Google fined £1.28bn for breaking competition laws

Google have been restricting their rivals’ ads and in result are being fined by the EU 

Margrethe Vestager, the EU’s competition commissioner, stated that Google has not allowed its opponents to appear in online search advertisements. 

The company will now be fined for its “illegal practices in search advertising brokering to cement its dominant market position. They shouldn’t do that – it denies consumers choice, innovative products and fair prices,” continued Ms Vestager. 

AdSense is one of Google’s advertising programs which automatically allows websites to appear based on the target audience. However, the program was rigged to prevent Google’s rivals from appearing in any ads.  

A Google spokesperson responded to the matter in stating that the company had made a “wide range of changes” to meet the commission’s requirements. 
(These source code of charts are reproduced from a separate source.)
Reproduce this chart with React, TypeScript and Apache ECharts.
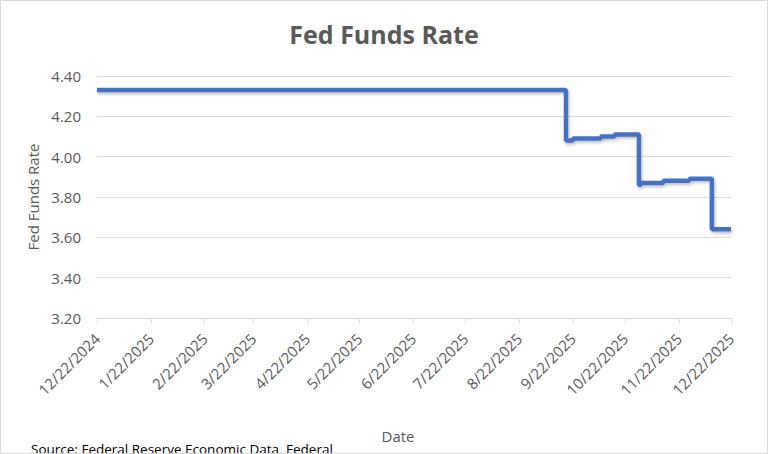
import React, { useEffect, useRef } from "react";
import * as echarts from "echarts";

const changeDates = [
  "12/22/2024", "9/18/2025", "9/22/2025", "10/8/2025", "10/16/2025",
  "10/30/2025", "10/31/2025", "11/13/2025", "11/28/2025", "12/11/2025", "12/22/2025",
];
const rateValues = [4.33, 4.08, 4.09, 4.10, 4.11, 3.86, 3.87, 3.88, 3.89, 3.64, 3.64];

const xTickLabels = [
  "12/22/2024", "1/22/2025", "2/22/2025", "3/22/2025", "4/22/2025", "5/22/2025",
  "6/22/2025", "7/22/2025", "8/22/2025", "9/22/2025", "10/22/2025", "11/22/2025", "12/22/2025",
];
const yTicks = [3.2, 3.4, 3.6, 3.8, 4.0, 4.2, 4.4];

const DAY = 86400000;
const toTs = (s: string) => {
  const [m, d, y] = s.split("/").map(Number);
  return Date.UTC(y, m - 1, d) / DAY;
};
const fmt = (v: number) => {
  const d = new Date(Math.round(v) * DAY);
  return `${d.getUTCMonth() + 1}/${d.getUTCDate()}/${d.getUTCFullYear()}`;
};

const FONT = "'Open Sans', 'Noto Sans', sans-serif";
const GRAY = "#595959";

export default function App() {
  const ref = useRef<HTMLDivElement>(null);
  useEffect(() => {
    if (!ref.current) return;
    const chart = echarts.init(ref.current, undefined, { renderer: "svg" });
    const tickTs = xTickLabels.map(toTs);
    chart.setOption({
      animation: false,
      backgroundColor: "#ffffff",
      textStyle: { fontFamily: FONT },
      title: {
        text: "Fed Funds Rate",
        left: "center",
        top: 16,
        textStyle: { fontFamily: FONT, fontSize: 25, fontWeight: "bold", color: GRAY },
      },
      grid: { left: 97, right: 37, top: 76, bottom: 136 },
      xAxis: {
        type: "value",
        min: tickTs[0],
        max: tickTs[tickTs.length - 1],
        name: "Date",
        nameLocation: "middle",
        nameGap: 110,
        nameTextStyle: { fontFamily: FONT, fontSize: 15, color: GRAY, padding: [0, 32, 0, 0] },
        axisLine: { show: true, lineStyle: { color: "#d9d9d9", width: 1 } },
        axisTick: { show: true, customValues: tickTs, length: 5, lineStyle: { color: "#d9d9d9" } },
        axisLabel: {
          customValues: tickTs,
          rotate: 45,
          margin: 18,
          fontFamily: FONT,
          fontSize: 15,
          color: GRAY,
          formatter: (v: number) => fmt(v),
        },
        splitLine: { show: false },
      },
      yAxis: {
        type: "value",
        min: yTicks[0],
        max: yTicks[yTicks.length - 1],
        interval: 0.2,
        name: "Fed Funds Rate",
        nameLocation: "middle",
        nameGap: 57,
        nameTextStyle: { fontFamily: FONT, fontSize: 15, color: GRAY },
        axisLine: { show: false },
        axisTick: { show: false },
        axisLabel: {
          margin: 16,
          fontFamily: FONT,
          fontSize: 15,
          color: GRAY,
          formatter: (v: number) => v.toFixed(2),
        },
        splitLine: { show: true, lineStyle: { color: "#d9d9d9", width: 1 } },
      },
      series: [
        {
          type: "line",
          step: "end",
          showSymbol: false,
          data: changeDates.map((d, i) => [toTs(d), rateValues[i]]),
          lineStyle: {
            color: "#4472C4",
            width: 4.5,
            shadowColor: "rgba(0,0,0,0.25)",
            shadowBlur: 3,
            shadowOffsetY: 2,
            shadowOffsetX: 1,
          },
          itemStyle: { color: "#4472C4" },
        },
      ],
      graphic: [
        {
          type: "text",
          left: 31,
          top: 442,
          style: {
            text: "Source: Federal Reserve Economic Data, Federal",
            fontFamily: FONT,
            fontSize: 13.5,
            fill: "#000000",
          },
        },
        {
          type: "rect",
          shape: { x: 0.5, y: 0.5, width: 767, height: 453 },
          style: { fill: "none", stroke: "#d9d9d9", lineWidth: 1 },
          silent: true,
        },
      ],
    });
    return () => chart.dispose();
  }, []);
  return (
    <div
      ref={ref}
      style={{ position: "fixed", left: 0, top: 0, width: 768, height: 454 }}
    />
  );
}
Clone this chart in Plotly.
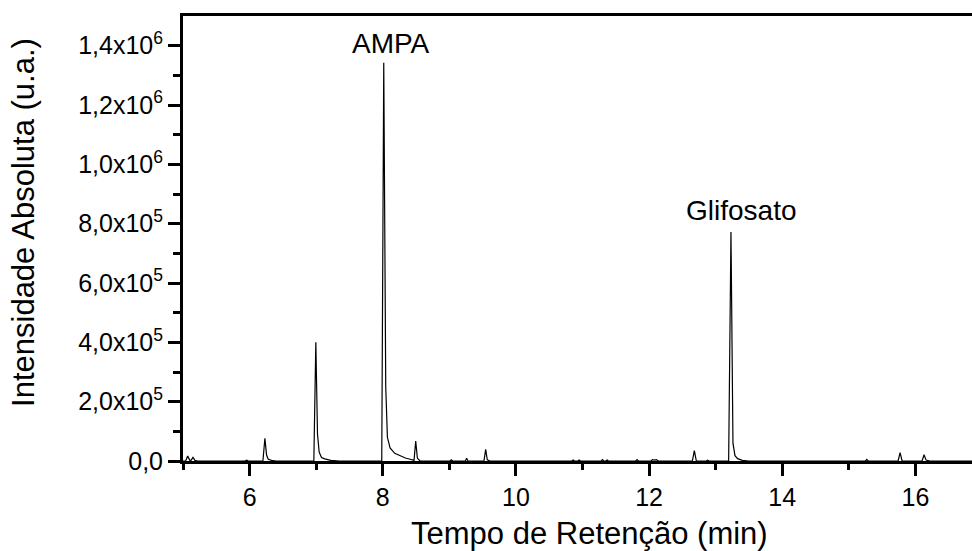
import plotly.graph_objects as go

# Chromatogram points (time in min, intensity in a.u.)
time_min = [
    5.00, 5.04, 5.07, 5.10, 5.12, 5.15, 5.18, 5.22, 5.93, 5.957, 5.98,
    6.20, 6.23, 6.255, 6.28, 6.33, 6.40,
    6.965, 6.995, 7.02, 7.045, 7.08, 7.13, 7.22, 7.35,
    7.985, 8.015, 8.045, 8.07, 8.11, 8.18, 8.26, 8.34, 8.41, 8.45,
    8.47, 8.495, 8.52, 8.56,
    9.01, 9.03, 9.05, 9.24, 9.26, 9.28, 9.52, 9.546, 9.57, 9.61,
    10.84, 10.86, 10.88, 10.93, 10.95, 10.97,
    11.28, 11.30, 11.32, 11.35, 11.37, 11.39,
    11.80, 11.82, 11.84, 12.03, 12.05, 12.08, 12.11, 12.14,
    12.65, 12.68, 12.71, 12.86, 12.88, 12.90,
    13.195, 13.23, 13.26, 13.29, 13.33, 13.40, 13.50,
    15.25, 15.27, 15.29, 15.74, 15.77, 15.80,
    16.10, 16.13, 16.16, 16.22, 16.85,
]
intensity = [
    0, 0, 17000, 3000, 2000, 12000, 2000, 0, 0, 3000, 0,
    0, 76500, 20000, 6000, 2000, 0,
    0, 400000, 90000, 30000, 12000, 7000, 2000, 0,
    0, 1342000, 250000, 80000, 43800, 26000, 17000, 10000, 6000, 2000,
    2000, 67000, 10000, 0,
    0, 4000, 0, 0, 9000, 0, 0, 39000, 4000, 0,
    0, 3500, 0, 0, 3500, 0,
    0, 4500, 0, 0, 3500, 0,
    0, 4500, 0, 0, 4500, 3000, 4500, 0,
    0, 35000, 0, 0, 3000, 0,
    0, 772000, 60000, 18000, 8000, 2000, 0,
    0, 5000, 0, 0, 28000, 0,
    0, 21000, 3000, 0, 0,
]

peak_names = ["AMPA", "Glifosato"]
peak_label_x = [8.13, 13.39]
peak_label_y = [1.408e6, 0.845e6]

y_tickvals = [0, 2e5, 4e5, 6e5, 8e5, 1.0e6, 1.2e6, 1.4e6]
y_ticktext = ["0,0", "2,0x10<sup>5</sup>", "4,0x10<sup>5</sup>", "6,0x10<sup>5</sup>",
              "8,0x10<sup>5</sup>", "1,0x10<sup>6</sup>", "1,2x10<sup>6</sup>",
              "1,4x10<sup>6</sup>"]
x_tickvals = [6, 8, 10, 12, 14, 16]
x_ticktext = ["6", "8", "10", "12", "14", "16"]

FONT = "Liberation Sans, Arial, sans-serif"

fig = go.Figure()
fig.add_trace(go.Scatter(
    x=time_min, y=intensity, mode="lines",
    line=dict(color="black", width=1.2), showlegend=False,
    hoverinfo="skip",
))

for name, lx, ly in zip(peak_names, peak_label_x, peak_label_y):
    fig.add_annotation(x=lx, y=ly, text=name, showarrow=False,
                       xanchor="center", yanchor="middle",
                       font=dict(family=FONT, size=28, color="black"))

# axis titles
fig.add_annotation(xref="paper", yref="paper", x=-0.2015, y=0.535,
                   text="Intensidade Absoluta (u.a.)", textangle=-90,
                   showarrow=False, xanchor="center", yanchor="middle",
                   font=dict(family=FONT, size=31, color="black"))
fig.add_annotation(xref="paper", yref="paper", x=0.5146, y=-0.162,
                   text="Tempo de Retenção (min)",
                   showarrow=False, xanchor="center", yanchor="middle",
                   font=dict(family=FONT, size=31, color="black"))

fig.update_layout(
    width=972, height=551,
    margin=dict(l=183, r=0, t=16, b=90),
    paper_bgcolor="white", plot_bgcolor="white",
    font=dict(family=FONT, color="black"),
)
fig.update_xaxes(
    range=[5.0, 16.85], showgrid=False, zeroline=False,
    showline=True, linecolor="black", linewidth=3, mirror=True,
    tickmode="array", tickvals=x_tickvals, ticktext=x_ticktext,
    ticks="outside", ticklen=12, tickwidth=3, tickcolor="black",
    ticklabelstandoff=0,
    tickfont=dict(family=FONT, size=25, color="black"),
    minor=dict(dtick=1, tick0=5, ticks="outside", ticklen=6, tickwidth=2.5,
               tickcolor="black", showgrid=False),
)
fig.update_yaxes(
    range=[0, 1.5e6], showgrid=False, zeroline=False,
    showline=True, linecolor="black", linewidth=3,
    tickmode="array", tickvals=y_tickvals, ticktext=y_ticktext,
    ticks="outside", ticklen=12, tickwidth=3, tickcolor="black",
    tickfont=dict(family=FONT, size=25, color="black"),
    minor=dict(tickvals=[1e5, 3e5, 5e5, 7e5, 9e5, 1.1e6, 1.3e6], ticks="outside",
               ticklen=7, tickwidth=2.5, tickcolor="black", showgrid=False),
)

fig.write_html("out.html")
The competition investigation believes that Google had “exclusivity clauses” with publishers in their contracts since 2006. However, from 2009 the clauses were replaced with a different restriction known as “premium placement” which ensured that rivals’ ads were not placed in the top advertising spots. 

The commission states, “Google is dominant in the market for online search advertising intermediation in the EEA since at least 2006,” they added, “Google has abused this market dominance by preventing rivals from competing in the online search advertising intermediation market.” 

Google has been fined for a total of three times by the competition commissioner since 2017, taking the total amount of £7bn. 

In 2018, the EU fined Google £3.8bn for forcing vendors to pre-install their apps and in result, abused their control of the Android operating system.  

In 2017 the search engine was fined £2.2bn for illegally providing their own online shopping service with an advantage over other companies in their search results. 

Ms Vestager told a news conference, “We see positive developments both in the shopping and Android case.” Followed by Google’s announcement that they will be doing “more to ensure that Android phone owners know about the wide choice of browsers and search engines available to download to their phones. This will involve asking users of existing and new Android devices in Europe which browser and search apps they would like to use.” 

Despite the positive changes, Ms Vestager stated that the commission is still investigating Google’s actions in the job search market and whether this is accommodating with rules from competition law.